The book’s final section is called “The Years of Consolidation.” Clearly, maintaining organization qua organization always came first. The IWA’s later iterations were pragmatic, conservative in the main, and given to centralizing approaches, such as federations. In 1889 the International Workers’ Congress came into being, a sort of reassembled IWA. In fact, it was referred to as the Second International. The center of gravity shifted by the end of the century to Berlin, and Germany’s well-heeled unions.

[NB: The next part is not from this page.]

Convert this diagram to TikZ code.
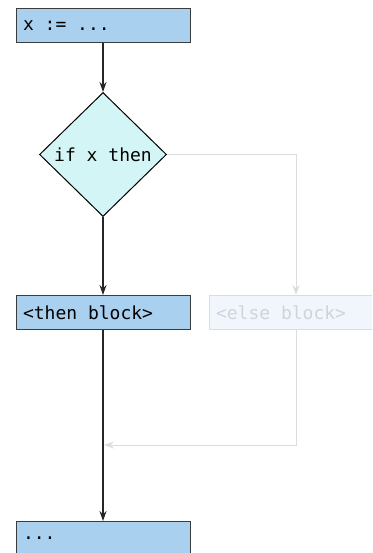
\documentclass[tikz,border=0pt]{standalone}
\usepackage{fontspec}
\setmonofont{DejaVu Sans Mono}
\usetikzlibrary{shapes.geometric, arrows.meta, positioning, calc}
\definecolor{blockBlue}{RGB}{170, 208, 240}
\definecolor{condCyan}{RGB}{212, 245, 245}
\definecolor{lineDark}{RGB}{60, 60, 60}
\definecolor{fadeFill}{RGB}{241, 246, 253}
\definecolor{fadeLine}{RGB}{218, 220, 224}
\definecolor{fadeText}{RGB}{208, 212, 218}

\begin{document}
\begin{tikzpicture}[
    x=1pt, y=1pt,
    node distance=49pt and 18pt,
    font=\ttfamily\fontsize{18}{21}\selectfont,
    % bloque de codigo
    block/.style={
        draw=lineDark,
        fill=blockBlue,
        line width=1pt,
        minimum width=174pt,
        minimum height=34pt,
        text width=160pt,
        inner xsep=6pt,
        align=left,
        execute at begin node={\spaceskip=0pt\xspaceskip=0pt}
    },
    % condicion
    decision/.style={
        diamond,
        draw=black,
        fill=condCyan,
        line width=1pt,
        minimum width=127pt,
        minimum height=124pt,
        inner sep=0pt
    },
    % rama inactiva
    faded/.style={
        block,
        draw=fadeLine,
        fill=fadeFill,
        text=fadeText
    },
    arrow/.style={
        -{Stealth[length=10pt, width=7pt]},
        line width=1.3pt,
        black!85
    },
    fadedarrow/.style={
        arrow,
        line width=1pt,
        fadeLine
    }
]
    \clip (0,0) rectangle (372,-553);
    \useasboundingbox (0,0) rectangle (372,-553);

    % --- Bloques ---
    \node[block] (assign) at (103,-25.5) {x := ...};
    \node[decision, below=of assign] (cond) {if x then};
    \node[block, below=78pt of cond] (then_blk) {<then block>};
    \node[faded, right=of then_blk] (else_blk) {<else block>};
    \node[block, below=191pt of then_blk] (rest) {...};

    % --- Flechas ---
    \draw[arrow] (assign) -- (cond);
    \draw[arrow] (cond) -- (then_blk);
    \draw[arrow] (then_blk) -- (rest);

    % rama else
    \coordinate (merge) at ($(then_blk.south)+(1,-115)$);
    \draw[fadedarrow] (cond.east) -| (else_blk.north);
    \draw[fadedarrow] (else_blk.south) |- (merge);

\end{tikzpicture}
\end{document}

Struggle and Mutual Aid is not much concerned with context, including the significant radical currents of the times. Thus the book, while informative, lacks depth, focusing too much on organizational minutiae. The massification of workers was steadily on the rise, with the steady rise of industrialism. Delalande sees a symmetry of labor and capital, counterparts in an overriding process. Again, there is a fixation with organization (e.g., “the social conflicts [of the decade] of the 1900s clearly showed the new breadth of international worker solidarity and the variety of its outlets, as well as the concentration of its original focus”). Nineteenth-century globalization “produced many new types and conditions of international solidarity.” In other words, it is global capital that shapes labor’s forms, not independence from it.

In a concluding, sweepingly uncritical vein, the book’s final sentence sums up Delalande’s appraisal: “The integration of solidarity into the mechanisms of globalization remains more than ever the greatest task and duty of humankind.” Tell that to fishermen dispossessed by oil rigs or communities suffering from cancer caused by toxic waste.